Your objective
Pictures are not part of the copy. Retype the lines from the first one through the line that contains "import plotly.graph_objects as go".

^^^^^^^^^^^^^^^^

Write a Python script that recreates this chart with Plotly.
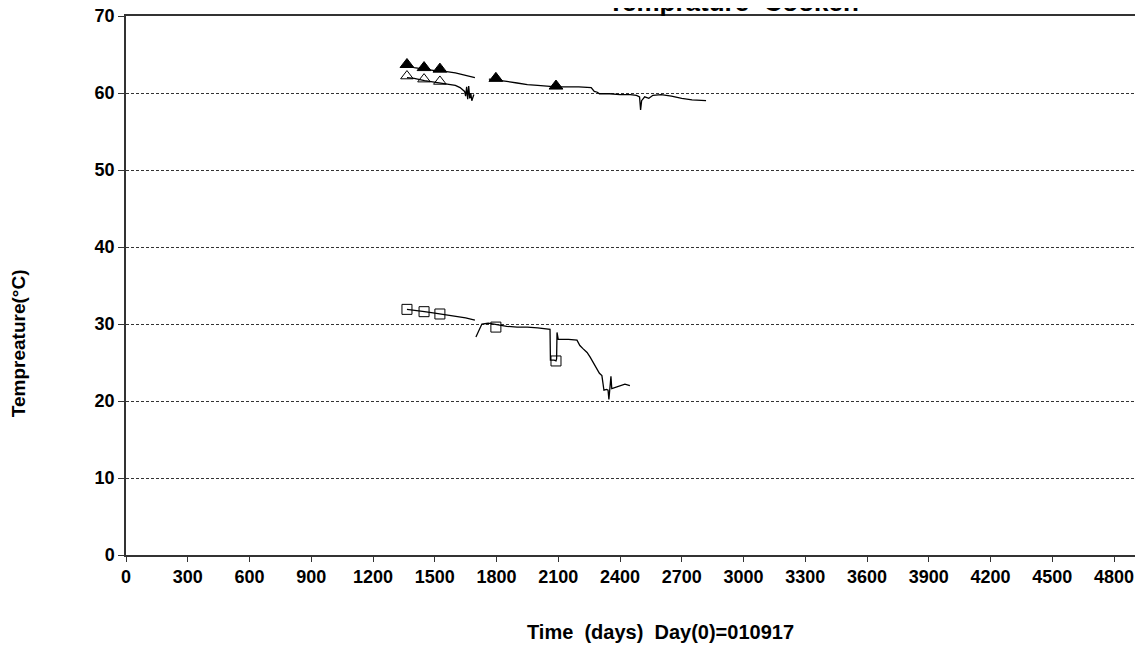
import plotly.graph_objects as go

# Upper series (filled triangles)
s1_days = [1365, 1400, 1450, 1500, 1550, 1600, 1650, 1695, None, 1763, 1800, 1850, 1900, 1950, 2000, 2050, 2089, 2150, 2200, 2260, 2275, 2290, 2300, 2350, 2400, 2450, 2480, 2495, 2500, 2505, 2520, 2540, 2560, 2600, 2650, 2700, 2750, 2818]
s1_temp = [63.6, 63.3, 63.1, 62.9, 62.8, 62.6, 62.3, 62.0, None, 61.8, 61.7, 61.5, 61.3, 61.1, 61.0, 60.9, 60.8, 60.8, 60.8, 60.7, 60.2, 60.1, 59.9, 59.9, 59.8, 59.8, 59.7, 59.5, 57.8, 59.0, 59.5, 59.3, 59.7, 59.8, 59.6, 59.3, 59.1, 59.0]
s1_mark_days = [1365, 1448, 1525, 1797, 2089]
s1_mark_temp = [63.7, 63.3, 63.1, 61.9, 60.9]

# Middle series (open triangles)
s2_days = [1365, 1400, 1450, 1500, 1550, 1600, 1623, 1635, 1645, 1650, 1655, 1660, 1665, 1670, 1675, 1680, 1690]
s2_temp = [62.0, 61.9, 61.6, 61.4, 61.2, 61.0, 60.7, 60.4, 60.2, 59.6, 60.8, 59.2, 60.9, 59.3, 60.0, 59.0, 59.8]
s2_mark_days = [1365, 1448, 1525]
s2_mark_temp = [62.2, 61.8, 61.5]

# Lower series (open squares)
s3_days = [1365, 1400, 1450, 1500, 1550, 1600, 1650, 1695, None, 1700, 1715, 1729, 1760, 1800, 1850, 1900, 1950, 2000, 2040, 2060, 2062, 2080, 2089, 2092, 2094, 2100, 2108, 2150, 2191, 2205, 2220, 2240, 2255, 2269, 2288, 2300, 2312, 2322, 2335, 2342, 2346, 2350, 2356, 2360, 2385, 2424, 2448]
s3_temp = [31.9, 31.8, 31.6, 31.4, 31.2, 31.0, 30.8, 30.5, None, 28.3, 29.3, 30.0, 30.1, 29.9, 29.7, 29.6, 29.6, 29.5, 29.4, 29.3, 25.3, 25.3, 25.2, 25.5, 28.9, 28.0, 28.0, 28.0, 27.9, 27.2, 26.8, 26.3, 25.7, 25.0, 24.0, 23.6, 23.3, 21.4, 21.5, 21.4, 20.2, 21.8, 23.2, 21.6, 21.8, 22.2, 22.0]
s3_mark_days = [1365, 1448, 1525, 1797, 2089]
s3_mark_temp = [31.9, 31.6, 31.3, 29.6, 25.2]

x_ticks = list(range(0, 4801, 300))
y_ticks = list(range(0, 71, 10))

fig = go.Figure()
line = dict(color="black", width=1.3)
for d, t in [(s1_days, s1_temp), (s2_days, s2_temp), (s3_days, s3_temp)]:
    fig.add_trace(go.Scatter(x=d, y=t, mode="lines", line=line, showlegend=False, connectgaps=False))

fig.add_trace(go.Scatter(x=s1_mark_days, y=s1_mark_temp, mode="markers", showlegend=False,
                         marker=dict(symbol="triangle-up", size=12, color="black", line=dict(color="black", width=1))))
fig.add_trace(go.Scatter(x=s2_mark_days, y=s2_mark_temp, mode="markers", showlegend=False,
                         marker=dict(symbol="triangle-up-open", size=11, color="black", line=dict(color="black", width=1))))
fig.add_trace(go.Scatter(x=s3_mark_days, y=s3_mark_temp, mode="markers", showlegend=False,
                         marker=dict(symbol="square-open", size=10, color="black", line=dict(color="black", width=1))))

FAM = "Liberation Sans, Arial, sans-serif"
tfont = dict(family=FAM, size=18, color="black")
fig.update_layout(
    width=1135, height=640,
    margin=dict(l=118, r=8, t=8, b=93, autoexpand=False),
    paper_bgcolor="white", plot_bgcolor="white",
    font=tfont,
    xaxis=dict(range=[0, 4902], tickvals=x_ticks, ticktext=[f"<b>{v}</b>" for v in x_ticks],
               automargin=False, ticklabeloverflow="allow",
               showgrid=False, zeroline=False, showline=True, linecolor="#333", linewidth=1.5,
               mirror=True, ticks="outside", ticklen=5, tickcolor="#333", tickfont=tfont),
    yaxis=dict(range=[0, 70], tickvals=y_ticks, ticktext=[f"<b>{v}</b>" for v in y_ticks],
               automargin=False, ticklabeloverflow="allow",
               showgrid=True, gridcolor="#333", griddash="3px,2px", gridwidth=1,
               zeroline=False, showline=True, linecolor="#333", linewidth=1.5,
               mirror=True, ticks="outside", ticklen=6, tickcolor="#333", tickfont=tfont),
    annotations=[
        dict(text="<b>Temprature  Cooken</b>", xref="paper", yref="paper", x=0.6016, y=1,
             xanchor="center", yanchor="bottom", yshift=-3, showarrow=False,
             font=dict(family=FAM, size=26, color="black")),
        dict(text="<b>Tempreature(°C)</b>", xref="paper", yref="paper", x=0, y=0.393,
             xanchor="center", yanchor="middle", xshift=-108, textangle=-90, showarrow=False,
             font=dict(family=FAM, size=19, color="black")),
        dict(text="<b>Time  (days)  Day(0)=010917</b>", xref="paper", yref="paper", x=0.5297, y=0,
             xanchor="center", yanchor="middle", yshift=-77, showarrow=False,
             font=dict(family=FAM, size=20, color="black")),
    ],
)

fig.write_html("out.html")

^^^^^^^^^^^^^^^^

Output for this exercise
Write a Python script that recreates this chart with Plotly.
import plotly.graph_objects as go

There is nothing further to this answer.